Polar de série assez basique, Profil bas se laisse regarder, mais ne parvient jamais à vraiment atteindre sa cible. La faute à une histoire tout juste passable et à une réalisation trop télévisuelle.
Synopsis : Julien Segal, inspecteur de police, est la cible favorite de son supérieur. Ce dernier a pactisé avec Roche, un trafiquant de drogue. Celui-ci assure le contrôle des voyous d’une banlieue sud de Paris, en échange de quoi le policier ferme les yeux. Chargé de débusquer “la taupe” qui œuvre à l’intérieur de leurs services, Carré désigne Segal pour une mission d’infiltration dans le milieu des dealers.
Critique : Alors qu’il vient de connaître un joli succès avec sa comédie d’espionnage La totale (1991), le réalisateur Claude Zidi ressent l’envie de changer radicalement de genre, lui qui a passé sa carrière à faire rire le grand public. Il a le désir de tourner un film policier sombre et radical, histoire d’effectuer un virage encore plus marquant que celui opéré avec Deux (1989), son drame sur le couple.
© 1993 Film Par Film – Films 7 – TF1 Films Production / Jaquette : Pathé / Photographie : Philippe Robert. Tous droits réservés.

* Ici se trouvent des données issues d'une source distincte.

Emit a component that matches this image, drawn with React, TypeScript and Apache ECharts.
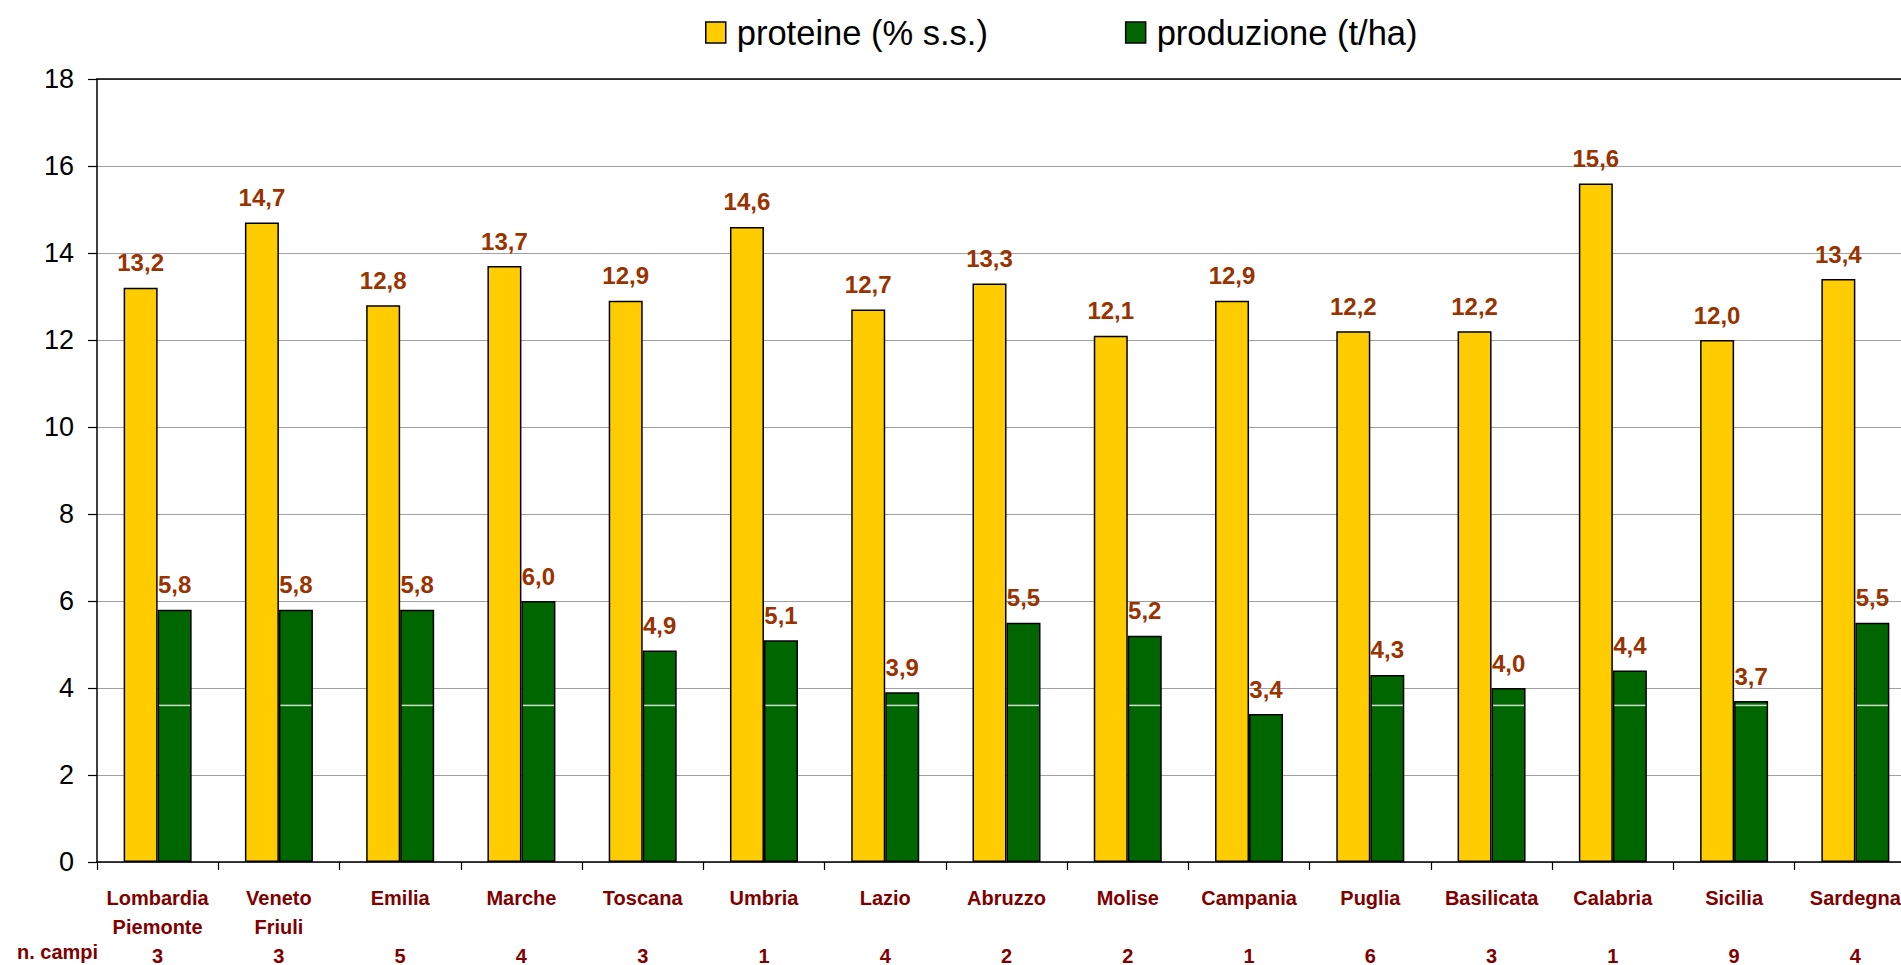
import React, { useEffect, useRef } from "react";
import * as echarts from "echarts";

const regions = [
  "Lombardia\nPiemonte",
  "Veneto\nFriuli",
  "Emilia",
  "Marche",
  "Toscana",
  "Umbria",
  "Lazio",
  "Abruzzo",
  "Molise",
  "Campania",
  "Puglia",
  "Basilicata",
  "Calabria",
  "Sicilia",
  "Sardegna",
];
const nCampi = [3, 3, 5, 4, 3, 1, 4, 2, 2, 1, 6, 3, 1, 9, 4];
const proteine = [13.2, 14.7, 12.8, 13.7, 12.9, 14.6, 12.7, 13.3, 12.1, 12.9, 12.2, 12.2, 15.6, 12.0, 13.4];
const produzione = [5.8, 5.8, 5.8, 6.0, 4.86, 5.1, 3.9, 5.5, 5.2, 3.4, 4.3, 4.0, 4.4, 3.7, 5.5];
const whiteMark = [3.6, 3.6, 3.6, 3.6, 3.6, 3.6, 3.6, 3.6, 3.6, 3.6, 3.6, 3.6, 3.6, 3.6, 3.6];
const yTicks = { min: 0, max: 18, interval: 2 };
const seriesNames = ["proteine (% s.s.)", "produzione (t/ha)"];
const campiLabel = "n. campi";

const FONT = "'Liberation Sans', Arial, sans-serif";

export default function App() {
  const ref = useRef<HTMLDivElement>(null);
  useEffect(() => {
    if (!ref.current) return;
    const chart = echarts.init(ref.current, undefined, { renderer: "svg" });
    const categories = regions.map((r, i) => {
      const lines = r.split("\n");
      while (lines.length < 2) lines.push("");
      return lines.join("\n") + "\n" + nCampi[i];
    });
    const fmt = (p: any) => Number(p.value).toFixed(1).replace(".", ",");
    const valueLabel = {
      show: true,
      position: "top" as const,
      distance: 13,
      formatter: fmt,
      color: "#993300",
      fontFamily: FONT,
      fontWeight: "bold" as const,
      fontSize: 24,
    };
    chart.setOption({
      animation: false,
      backgroundColor: "#ffffff",
      textStyle: { fontFamily: FONT },
      legend: {
        data: seriesNames,
        left: 705,
        top: 15,
        padding: 0,
        itemWidth: 20,
        itemHeight: 21,
        itemGap: 137,
        icon: "rect",
        itemStyle: { borderColor: "#000", borderWidth: 1.5 },
        textStyle: { fontSize: 34.5, color: "#000", fontFamily: FONT, padding: [0, 0, 0, 6] },
        selectedMode: false,
      },
      grid: {
        left: 97,
        right: -15,
        top: 79,
        bottom: 103,
        containLabel: false,
        outerBoundsMode: "none",
      },
      xAxis: [
        {
          type: "category",
          data: categories,
          axisLine: { show: true, lineStyle: { color: "#000", width: 1.5 } },
          axisTick: { show: true, length: 8, lineStyle: { color: "#000", width: 1.2 } },
          axisLabel: {
            interval: 0,
            margin: 21,
            color: "#800000",
            fontWeight: "bold",
            fontSize: 20,
            lineHeight: 29,
            fontFamily: FONT,
          },
          splitLine: { show: false },
        },
        {
          type: "category",
          data: categories,
          position: "top",
          axisLine: { show: true, lineStyle: { color: "#000", width: 1.5 } },
          axisTick: { show: false },
          axisLabel: { show: false },
          splitLine: { show: false },
        },
      ],
      yAxis: {
        type: "value",
        min: yTicks.min,
        max: yTicks.max,
        interval: yTicks.interval,
        axisLine: { show: true, lineStyle: { color: "#000", width: 1.5 } },
        axisTick: { show: true, length: 9, lineStyle: { color: "#000", width: 1.2 } },
        axisLabel: { margin: 23, color: "#000", fontSize: 27, fontFamily: FONT },
        splitLine: { show: true, lineStyle: { color: "#a0a0a0", width: 1.2 } },
      },
      series: [
        {
          name: seriesNames[0],
          type: "bar",
          data: proteine,
          barWidth: 34,
          barGap: "0%",
          itemStyle: { color: "#FFCC00", borderColor: "#000", borderWidth: 1.5 },
          label: valueLabel,
        },
        {
          name: seriesNames[1],
          type: "bar",
          data: produzione,
          barWidth: 34,
          barGap: "0%",
          itemStyle: { color: "#006600", borderColor: "#000", borderWidth: 1.5 },
          label: valueLabel,
        },
        {
          name: "mark",
          type: "scatter",
          data: whiteMark,
          symbol: "rect",
          symbolSize: [31, 1.5],
          symbolOffset: [17, 0],
          itemStyle: { color: "#ffffff" },
          z: 5,
          silent: true,
        },
      ],
      graphic: [
        {
          type: "text",
          left: 17,
          top: 942,
          style: {
            text: campiLabel,
            fill: "#800000",
            font: `bold 20px ${FONT}`,
          },
        },
      ],
    });
    return () => chart.dispose();
  }, []);
  return (
    <div
      ref={ref}
      style={{ position: "absolute", left: 0, top: 0, width: 1901, height: 965 }}
    />
  );
}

Pour cela, il s’associe à des complices bien connus puisqu’il s’agit de Simon Michaël et Didier Kaminka avec qui il avait déjà écrit Les ripoux (1984), l’un de ses plus gros succès. Les trois hommes inventent donc cette histoire originale de piège tendu par un flic ripou à l’un de ses agents. Parfait dans la peau du flic corrompu, Didier Bezace révèle une belle présence à l’écran. Face à lui, Patrick Bruel incarne le policier pris au piège. Ce dernier est alors plongé en pleine hystérie depuis le triomphe de son album Alors regarde.
Alors que l’acteur chanteur était souvent associé à la bonne humeur et l’insouciance au cours des années 80, il entame la décennie suivante avec des chansons plus sombres. Il opère alors une mue artistique qui le place en idole des jeunes adolescentes torturées. Il incarne ainsi une certaine forme de rébellion adolescente et sa prestation dans Profil bas s’en ressent forcément.
Devenu une star, Patrick Bruel roule des mécaniques comme Tom Cruise a pu le faire à cette même époque aux Etats-Unis. Sa prestation n’est bien évidemment pas mauvaise, mais l’acteur se regarde un peu trop souffrir pour que l’on sente une réelle authenticité dans son interprétation. Cela a tendance à parasiter l’empathie que le spectateur pourrait ressentir pour son personnage de marginal mal dans sa peau.
Il faut ajouter à cela un certain manque de caractérisation des différents personnages qui, trop souvent, deviennent archétypaux. Ainsi, Didier Bezace n’est défini que par sa duplicité, Patrick Bruel n’est qu’un loser qui découvre finalement l’amour et la jolie Sandra Speichert n’est qu’une jolie jeune femme fraîche et pleine de vie.
En ce qui concerne l’intrigue elle-même, elle ne tient pas nécessairement la route sur l’ensemble du long-métrage. Certes, on apprécie sa fin légèrement amorale, mais l’histoire lambine quand même pas mal, ce qui est accentué par une musique assez inepte de Gabriel Yared (en mode saxophone plaintif, comme on en subira beaucoup dans les séries policières françaises des années 90).
Esthétiquement assez proche des polars urbains des années 80, le film souffre toutefois d’une réalisation qui rappelle malheureusement aussi les téléfilms des années 90. Dépourvu de scène d’action mémorable, Profil bas est donc un polar de série regardable, mais qui s’oublie aussi vite qu’il a été vu. Cela explique sans aucun doute le succès tout relatif qu’il a obtenu lors de sa sortie, avec seulement 624 472 spectateurs dans les salles. On est alors très loin des résultats des meilleurs Delon et Belmondo, références évidentes de Zidi ici. On pourra tout de même noter la présence dans un petit rôle d’Olivier Marchal, acteur qui, en passant derrière la caméra, parviendra à ressusciter de ses cendres le polar français durant les années 2000.